To be done: Restate the listing below word for word, omitting any images.
--- Start of Recorded data ---
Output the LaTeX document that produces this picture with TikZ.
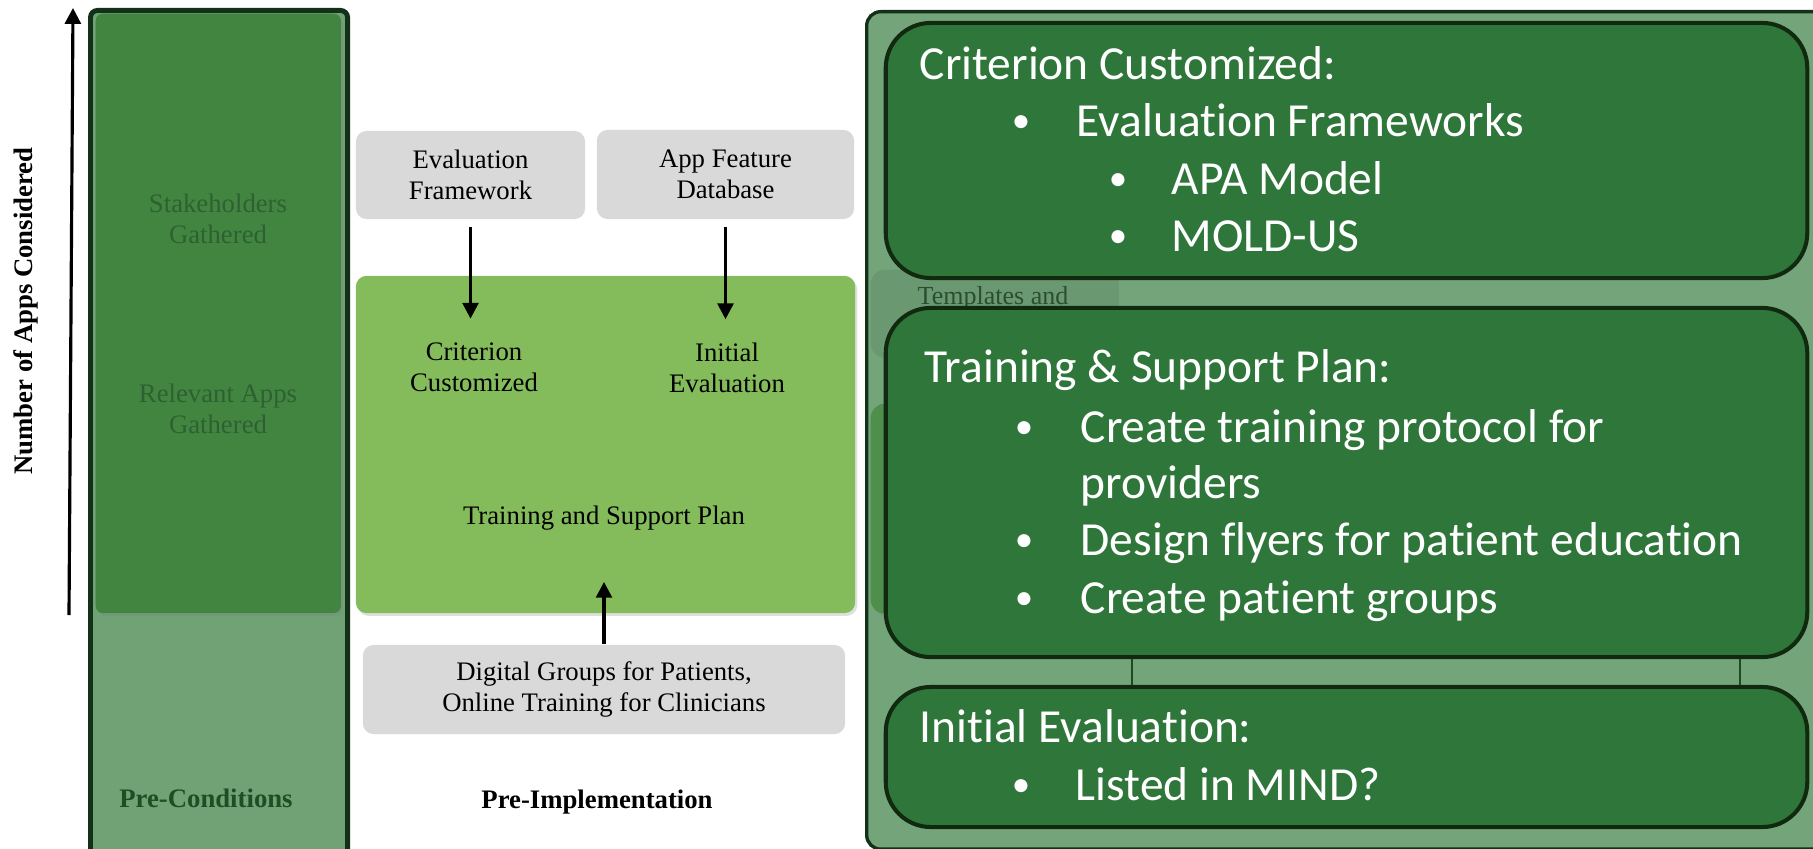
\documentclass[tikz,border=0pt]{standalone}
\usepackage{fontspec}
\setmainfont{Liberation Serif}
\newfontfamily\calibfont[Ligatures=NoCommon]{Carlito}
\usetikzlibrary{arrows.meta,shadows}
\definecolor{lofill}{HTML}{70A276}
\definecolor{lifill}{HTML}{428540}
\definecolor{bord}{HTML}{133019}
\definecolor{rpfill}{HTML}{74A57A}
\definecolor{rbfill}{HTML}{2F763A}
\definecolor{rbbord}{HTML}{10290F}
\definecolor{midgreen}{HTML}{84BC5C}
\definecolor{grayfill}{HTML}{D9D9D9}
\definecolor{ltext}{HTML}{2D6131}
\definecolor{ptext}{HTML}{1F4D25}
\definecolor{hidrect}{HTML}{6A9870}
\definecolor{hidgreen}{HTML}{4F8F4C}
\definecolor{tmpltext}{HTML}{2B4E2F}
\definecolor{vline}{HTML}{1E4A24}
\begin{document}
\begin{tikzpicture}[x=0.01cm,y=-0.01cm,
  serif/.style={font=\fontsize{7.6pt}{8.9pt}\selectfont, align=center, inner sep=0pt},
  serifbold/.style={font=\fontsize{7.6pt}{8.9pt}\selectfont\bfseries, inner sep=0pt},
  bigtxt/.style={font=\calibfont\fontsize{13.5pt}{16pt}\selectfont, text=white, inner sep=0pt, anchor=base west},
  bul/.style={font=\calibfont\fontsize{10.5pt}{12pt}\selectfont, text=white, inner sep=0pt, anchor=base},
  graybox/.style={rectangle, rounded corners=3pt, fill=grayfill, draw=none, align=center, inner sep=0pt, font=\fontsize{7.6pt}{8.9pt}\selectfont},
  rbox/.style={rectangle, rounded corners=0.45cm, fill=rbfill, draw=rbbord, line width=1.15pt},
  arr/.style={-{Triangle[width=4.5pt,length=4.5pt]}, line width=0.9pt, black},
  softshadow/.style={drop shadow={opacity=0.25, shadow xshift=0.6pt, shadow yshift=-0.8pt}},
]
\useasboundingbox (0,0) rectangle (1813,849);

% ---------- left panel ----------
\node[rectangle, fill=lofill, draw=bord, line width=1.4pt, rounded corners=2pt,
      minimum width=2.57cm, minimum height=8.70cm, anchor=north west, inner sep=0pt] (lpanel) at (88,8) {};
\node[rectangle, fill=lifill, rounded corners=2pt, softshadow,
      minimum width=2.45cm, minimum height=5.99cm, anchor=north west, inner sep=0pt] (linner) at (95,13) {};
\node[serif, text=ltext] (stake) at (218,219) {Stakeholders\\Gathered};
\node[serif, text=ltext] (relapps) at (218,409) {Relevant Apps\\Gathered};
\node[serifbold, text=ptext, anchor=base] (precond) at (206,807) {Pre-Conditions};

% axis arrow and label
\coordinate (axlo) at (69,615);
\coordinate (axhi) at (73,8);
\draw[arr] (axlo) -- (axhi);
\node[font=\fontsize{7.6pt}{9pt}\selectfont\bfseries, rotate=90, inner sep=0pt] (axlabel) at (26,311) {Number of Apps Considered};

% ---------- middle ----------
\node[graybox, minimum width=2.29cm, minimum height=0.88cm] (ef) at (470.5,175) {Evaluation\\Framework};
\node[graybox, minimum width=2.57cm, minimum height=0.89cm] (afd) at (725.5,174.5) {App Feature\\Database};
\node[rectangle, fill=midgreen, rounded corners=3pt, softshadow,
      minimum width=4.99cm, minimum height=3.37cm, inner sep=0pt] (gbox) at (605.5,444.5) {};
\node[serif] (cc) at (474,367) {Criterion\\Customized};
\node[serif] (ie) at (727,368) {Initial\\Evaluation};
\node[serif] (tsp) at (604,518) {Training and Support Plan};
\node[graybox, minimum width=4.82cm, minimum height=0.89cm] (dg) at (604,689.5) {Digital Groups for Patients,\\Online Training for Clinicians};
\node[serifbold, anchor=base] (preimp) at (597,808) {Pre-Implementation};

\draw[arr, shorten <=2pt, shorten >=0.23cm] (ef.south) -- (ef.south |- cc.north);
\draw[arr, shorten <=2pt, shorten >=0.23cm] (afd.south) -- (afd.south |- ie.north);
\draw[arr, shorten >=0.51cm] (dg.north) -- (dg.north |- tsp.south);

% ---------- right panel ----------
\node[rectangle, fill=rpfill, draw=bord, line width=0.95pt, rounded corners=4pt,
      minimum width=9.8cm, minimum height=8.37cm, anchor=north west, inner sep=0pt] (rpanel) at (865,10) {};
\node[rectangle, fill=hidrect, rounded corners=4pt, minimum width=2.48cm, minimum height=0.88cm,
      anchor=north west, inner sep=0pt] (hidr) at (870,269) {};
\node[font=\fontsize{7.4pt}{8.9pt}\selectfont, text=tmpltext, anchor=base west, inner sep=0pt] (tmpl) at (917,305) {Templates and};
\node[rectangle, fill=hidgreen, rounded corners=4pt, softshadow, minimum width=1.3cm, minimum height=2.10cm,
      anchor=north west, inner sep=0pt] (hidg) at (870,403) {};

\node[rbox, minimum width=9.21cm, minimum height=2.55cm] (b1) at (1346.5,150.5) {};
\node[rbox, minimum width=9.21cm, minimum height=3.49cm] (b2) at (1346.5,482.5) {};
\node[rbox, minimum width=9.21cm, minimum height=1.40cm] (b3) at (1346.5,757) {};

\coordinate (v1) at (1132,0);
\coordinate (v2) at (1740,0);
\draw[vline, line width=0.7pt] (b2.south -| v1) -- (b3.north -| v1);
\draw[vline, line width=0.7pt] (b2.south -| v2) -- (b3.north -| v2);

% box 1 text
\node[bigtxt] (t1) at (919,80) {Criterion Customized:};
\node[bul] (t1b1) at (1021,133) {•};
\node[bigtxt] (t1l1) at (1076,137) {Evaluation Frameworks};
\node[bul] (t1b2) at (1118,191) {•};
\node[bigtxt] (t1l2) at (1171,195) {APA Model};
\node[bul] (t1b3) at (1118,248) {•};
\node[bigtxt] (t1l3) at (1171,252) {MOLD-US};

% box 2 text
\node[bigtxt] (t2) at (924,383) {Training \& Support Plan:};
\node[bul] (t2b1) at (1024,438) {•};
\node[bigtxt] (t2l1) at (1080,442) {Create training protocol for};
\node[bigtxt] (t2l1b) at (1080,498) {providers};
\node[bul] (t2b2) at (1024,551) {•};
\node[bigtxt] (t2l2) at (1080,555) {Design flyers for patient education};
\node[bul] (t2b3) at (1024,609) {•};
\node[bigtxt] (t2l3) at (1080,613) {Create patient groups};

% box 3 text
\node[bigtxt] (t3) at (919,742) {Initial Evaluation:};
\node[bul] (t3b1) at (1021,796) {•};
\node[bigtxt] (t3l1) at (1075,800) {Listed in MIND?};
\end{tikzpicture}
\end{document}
--- End of Recorded data ---
Right answer:
Output the LaTeX document that produces this picture with TikZ.
\documentclass[tikz,border=0pt]{standalone}
\usepackage{fontspec}
\setmainfont{Liberation Serif}
\newfontfamily\calibfont[Ligatures=NoCommon]{Carlito}
\usetikzlibrary{arrows.meta,shadows}
\definecolor{lofill}{HTML}{70A276}
\definecolor{lifill}{HTML}{428540}
\definecolor{bord}{HTML}{133019}
\definecolor{rpfill}{HTML}{74A57A}
\definecolor{rbfill}{HTML}{2F763A}
\definecolor{rbbord}{HTML}{10290F}
\definecolor{midgreen}{HTML}{84BC5C}
\definecolor{grayfill}{HTML}{D9D9D9}
\definecolor{ltext}{HTML}{2D6131}
\definecolor{ptext}{HTML}{1F4D25}
\definecolor{hidrect}{HTML}{6A9870}
\definecolor{hidgreen}{HTML}{4F8F4C}
\definecolor{tmpltext}{HTML}{2B4E2F}
\definecolor{vline}{HTML}{1E4A24}
\begin{document}
\begin{tikzpicture}[x=0.01cm,y=-0.01cm,
  serif/.style={font=\fontsize{7.6pt}{8.9pt}\selectfont, align=center, inner sep=0pt},
  serifbold/.style={font=\fontsize{7.6pt}{8.9pt}\selectfont\bfseries, inner sep=0pt},
  bigtxt/.style={font=\calibfont\fontsize{13.5pt}{16pt}\selectfont, text=white, inner sep=0pt, anchor=base west},
  bul/.style={font=\calibfont\fontsize{10.5pt}{12pt}\selectfont, text=white, inner sep=0pt, anchor=base},
  graybox/.style={rectangle, rounded corners=3pt, fill=grayfill, draw=none, align=center, inner sep=0pt, font=\fontsize{7.6pt}{8.9pt}\selectfont},
  rbox/.style={rectangle, rounded corners=0.45cm, fill=rbfill, draw=rbbord, line width=1.15pt},
  arr/.style={-{Triangle[width=4.5pt,length=4.5pt]}, line width=0.9pt, black},
  softshadow/.style={drop shadow={opacity=0.25, shadow xshift=0.6pt, shadow yshift=-0.8pt}},
]
\useasboundingbox (0,0) rectangle (1813,849);

% ---------- left panel ----------
\node[rectangle, fill=lofill, draw=bord, line width=1.4pt, rounded corners=2pt,
      minimum width=2.57cm, minimum height=8.70cm, anchor=north west, inner sep=0pt] (lpanel) at (88,8) {};
\node[rectangle, fill=lifill, rounded corners=2pt, softshadow,
      minimum width=2.45cm, minimum height=5.99cm, anchor=north west, inner sep=0pt] (linner) at (95,13) {};
\node[serif, text=ltext] (stake) at (218,219) {Stakeholders\\Gathered};
\node[serif, text=ltext] (relapps) at (218,409) {Relevant Apps\\Gathered};
\node[serifbold, text=ptext, anchor=base] (precond) at (206,807) {Pre-Conditions};

% axis arrow and label
\coordinate (axlo) at (69,615);
\coordinate (axhi) at (73,8);
\draw[arr] (axlo) -- (axhi);
\node[font=\fontsize{7.6pt}{9pt}\selectfont\bfseries, rotate=90, inner sep=0pt] (axlabel) at (26,311) {Number of Apps Considered};

% ---------- middle ----------
\node[graybox, minimum width=2.29cm, minimum height=0.88cm] (ef) at (470.5,175) {Evaluation\\Framework};
\node[graybox, minimum width=2.57cm, minimum height=0.89cm] (afd) at (725.5,174.5) {App Feature\\Database};
\node[rectangle, fill=midgreen, rounded corners=3pt, softshadow,
      minimum width=4.99cm, minimum height=3.37cm, inner sep=0pt] (gbox) at (605.5,444.5) {};
\node[serif] (cc) at (474,367) {Criterion\\Customized};
\node[serif] (ie) at (727,368) {Initial\\Evaluation};
\node[serif] (tsp) at (604,518) {Training and Support Plan};
\node[graybox, minimum width=4.82cm, minimum height=0.89cm] (dg) at (604,689.5) {Digital Groups for Patients,\\Online Training for Clinicians};
\node[serifbold, anchor=base] (preimp) at (597,808) {Pre-Implementation};

\draw[arr, shorten <=2pt, shorten >=0.23cm] (ef.south) -- (ef.south |- cc.north);
\draw[arr, shorten <=2pt, shorten >=0.23cm] (afd.south) -- (afd.south |- ie.north);
\draw[arr, shorten >=0.51cm] (dg.north) -- (dg.north |- tsp.south);

% ---------- right panel ----------
\node[rectangle, fill=rpfill, draw=bord, line width=0.95pt, rounded corners=4pt,
      minimum width=9.8cm, minimum height=8.37cm, anchor=north west, inner sep=0pt] (rpanel) at (865,10) {};
\node[rectangle, fill=hidrect, rounded corners=4pt, minimum width=2.48cm, minimum height=0.88cm,
      anchor=north west, inner sep=0pt] (hidr) at (870,269) {};
\node[font=\fontsize{7.4pt}{8.9pt}\selectfont, text=tmpltext, anchor=base west, inner sep=0pt] (tmpl) at (917,305) {Templates and};
\node[rectangle, fill=hidgreen, rounded corners=4pt, softshadow, minimum width=1.3cm, minimum height=2.10cm,
      anchor=north west, inner sep=0pt] (hidg) at (870,403) {};

\node[rbox, minimum width=9.21cm, minimum height=2.55cm] (b1) at (1346.5,150.5) {};
\node[rbox, minimum width=9.21cm, minimum height=3.49cm] (b2) at (1346.5,482.5) {};
\node[rbox, minimum width=9.21cm, minimum height=1.40cm] (b3) at (1346.5,757) {};

\coordinate (v1) at (1132,0);
\coordinate (v2) at (1740,0);
\draw[vline, line width=0.7pt] (b2.south -| v1) -- (b3.north -| v1);
\draw[vline, line width=0.7pt] (b2.south -| v2) -- (b3.north -| v2);

% box 1 text
\node[bigtxt] (t1) at (919,80) {Criterion Customized:};
\node[bul] (t1b1) at (1021,133) {•};
\node[bigtxt] (t1l1) at (1076,137) {Evaluation Frameworks};
\node[bul] (t1b2) at (1118,191) {•};
\node[bigtxt] (t1l2) at (1171,195) {APA Model};
\node[bul] (t1b3) at (1118,248) {•};
\node[bigtxt] (t1l3) at (1171,252) {MOLD-US};

% box 2 text
\node[bigtxt] (t2) at (924,383) {Training \& Support Plan:};
\node[bul] (t2b1) at (1024,438) {•};
\node[bigtxt] (t2l1) at (1080,442) {Create training protocol for};
\node[bigtxt] (t2l1b) at (1080,498) {providers};
\node[bul] (t2b2) at (1024,551) {•};
\node[bigtxt] (t2l2) at (1080,555) {Design flyers for patient education};
\node[bul] (t2b3) at (1024,609) {•};
\node[bigtxt] (t2l3) at (1080,613) {Create patient groups};

% box 3 text
\node[bigtxt] (t3) at (919,742) {Initial Evaluation:};
\node[bul] (t3b1) at (1021,796) {•};
\node[bigtxt] (t3l1) at (1075,800) {Listed in MIND?};
\end{tikzpicture}
\end{document}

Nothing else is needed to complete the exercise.